(Exercise directions) Pick out each line in these entries that contains the string "code".

(Data shown)
○ ○ ○ ○ ○ ○ ○

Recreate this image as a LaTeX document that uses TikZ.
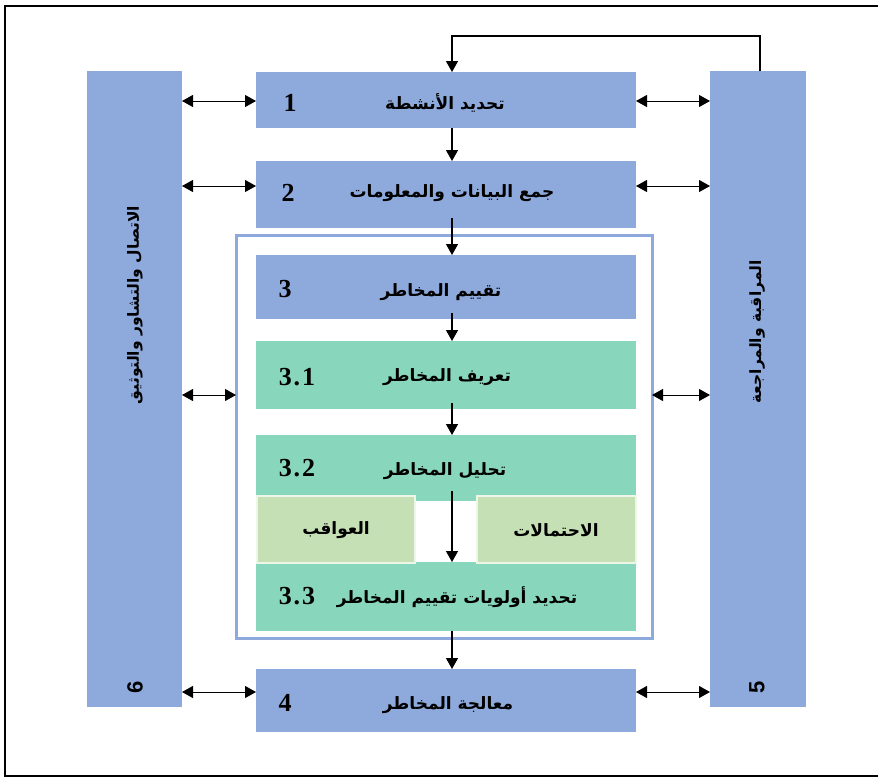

○ ○ ○ ○ ○ ○ ○

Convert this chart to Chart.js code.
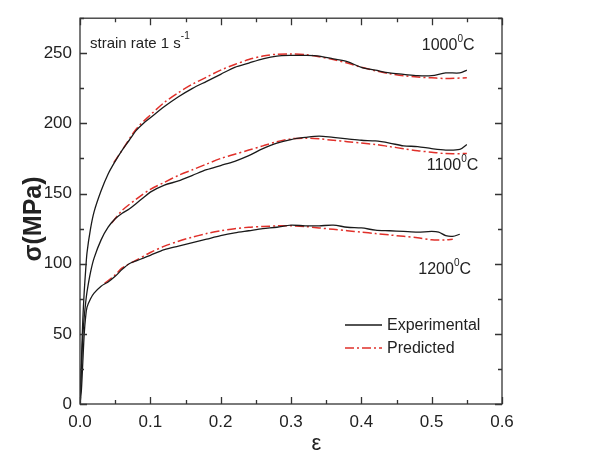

○ ○ ○ ○ ○ ○ ○

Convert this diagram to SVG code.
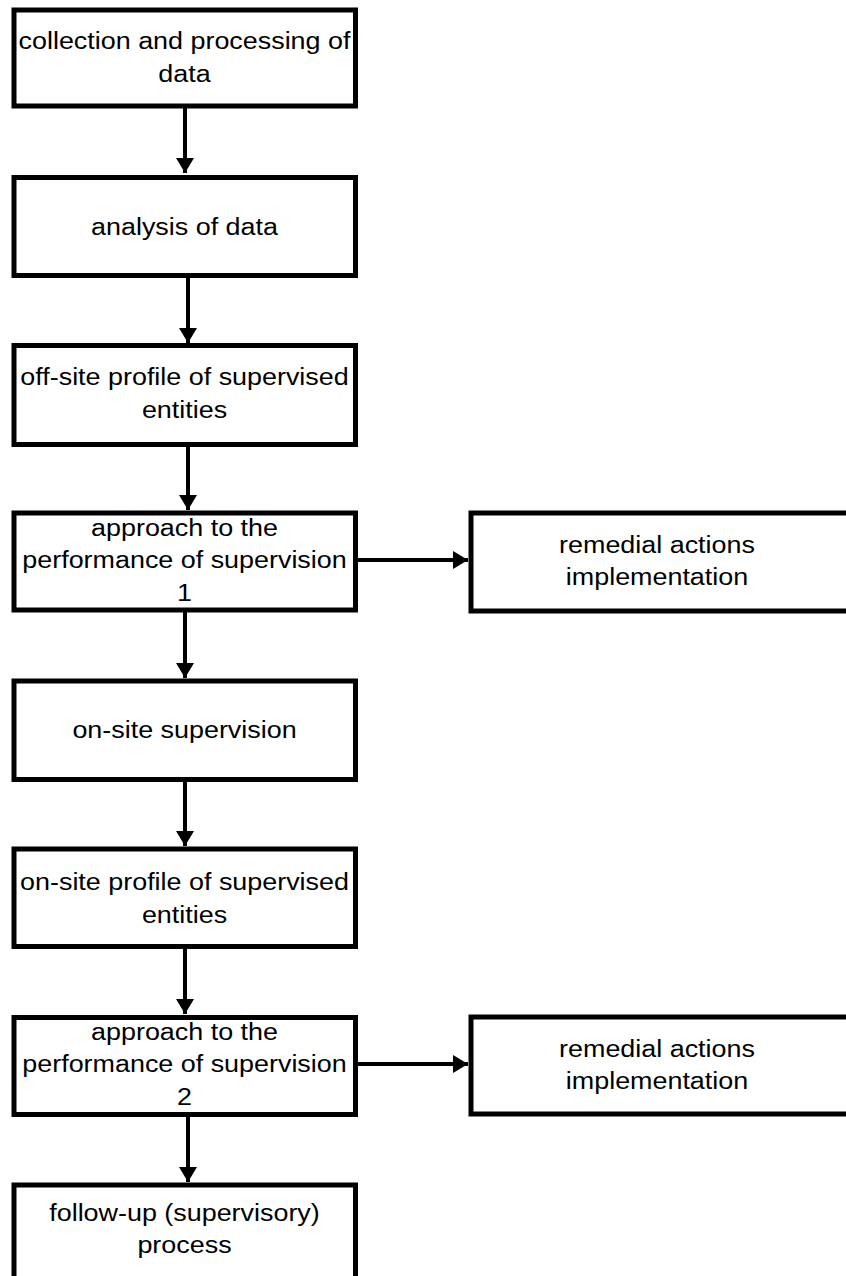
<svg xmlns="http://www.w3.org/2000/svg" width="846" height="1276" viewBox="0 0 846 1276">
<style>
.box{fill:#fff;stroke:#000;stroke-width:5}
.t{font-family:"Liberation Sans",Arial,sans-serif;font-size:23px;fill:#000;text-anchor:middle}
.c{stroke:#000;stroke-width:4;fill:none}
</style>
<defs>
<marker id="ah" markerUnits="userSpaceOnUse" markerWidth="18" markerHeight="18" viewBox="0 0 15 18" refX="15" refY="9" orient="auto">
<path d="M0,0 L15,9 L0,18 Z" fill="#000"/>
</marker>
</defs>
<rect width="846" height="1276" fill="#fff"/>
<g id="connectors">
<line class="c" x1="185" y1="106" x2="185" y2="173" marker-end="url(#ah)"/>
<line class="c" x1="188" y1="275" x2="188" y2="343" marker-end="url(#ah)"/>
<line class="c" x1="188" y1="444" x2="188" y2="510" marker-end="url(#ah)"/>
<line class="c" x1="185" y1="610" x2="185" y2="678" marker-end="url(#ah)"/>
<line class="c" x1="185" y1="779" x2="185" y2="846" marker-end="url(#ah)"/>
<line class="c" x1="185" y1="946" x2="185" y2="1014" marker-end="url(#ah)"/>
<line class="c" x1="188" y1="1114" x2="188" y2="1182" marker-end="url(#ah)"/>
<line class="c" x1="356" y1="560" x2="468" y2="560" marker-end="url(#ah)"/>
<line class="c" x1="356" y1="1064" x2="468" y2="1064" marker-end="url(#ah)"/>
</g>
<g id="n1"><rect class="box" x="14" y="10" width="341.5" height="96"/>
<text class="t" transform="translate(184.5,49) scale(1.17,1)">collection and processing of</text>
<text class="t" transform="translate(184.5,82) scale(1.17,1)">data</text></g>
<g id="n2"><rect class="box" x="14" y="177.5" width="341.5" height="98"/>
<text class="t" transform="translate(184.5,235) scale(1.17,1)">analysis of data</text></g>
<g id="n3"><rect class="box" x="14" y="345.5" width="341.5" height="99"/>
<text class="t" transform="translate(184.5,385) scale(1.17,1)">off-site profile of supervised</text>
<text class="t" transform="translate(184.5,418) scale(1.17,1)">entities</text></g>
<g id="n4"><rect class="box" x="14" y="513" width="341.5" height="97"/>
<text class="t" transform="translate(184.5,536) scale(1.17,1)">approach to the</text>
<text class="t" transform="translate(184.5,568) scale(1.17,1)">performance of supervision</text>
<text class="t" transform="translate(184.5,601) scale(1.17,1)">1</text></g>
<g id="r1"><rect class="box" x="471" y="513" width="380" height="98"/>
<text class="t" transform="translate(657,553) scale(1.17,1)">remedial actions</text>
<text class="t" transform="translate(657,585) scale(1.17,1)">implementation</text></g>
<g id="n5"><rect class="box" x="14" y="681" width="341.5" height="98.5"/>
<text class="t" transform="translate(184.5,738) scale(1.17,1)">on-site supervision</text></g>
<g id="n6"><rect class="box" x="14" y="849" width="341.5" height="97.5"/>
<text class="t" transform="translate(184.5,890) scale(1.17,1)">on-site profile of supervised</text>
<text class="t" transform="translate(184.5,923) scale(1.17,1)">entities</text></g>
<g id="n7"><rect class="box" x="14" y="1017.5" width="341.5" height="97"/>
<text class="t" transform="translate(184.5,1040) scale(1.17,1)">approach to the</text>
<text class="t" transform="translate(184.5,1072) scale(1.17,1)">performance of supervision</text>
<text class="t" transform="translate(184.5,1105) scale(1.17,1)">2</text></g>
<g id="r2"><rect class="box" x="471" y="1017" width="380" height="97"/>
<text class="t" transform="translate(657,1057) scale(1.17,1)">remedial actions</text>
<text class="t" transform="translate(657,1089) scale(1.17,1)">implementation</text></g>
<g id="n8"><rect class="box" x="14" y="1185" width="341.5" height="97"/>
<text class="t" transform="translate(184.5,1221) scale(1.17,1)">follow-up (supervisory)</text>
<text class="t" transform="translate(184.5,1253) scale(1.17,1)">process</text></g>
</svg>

○ ○ ○ ○ ○ ○ ○

(Written response)
Convert this chart to Chart.js code.
Convert this diagram to SVG code.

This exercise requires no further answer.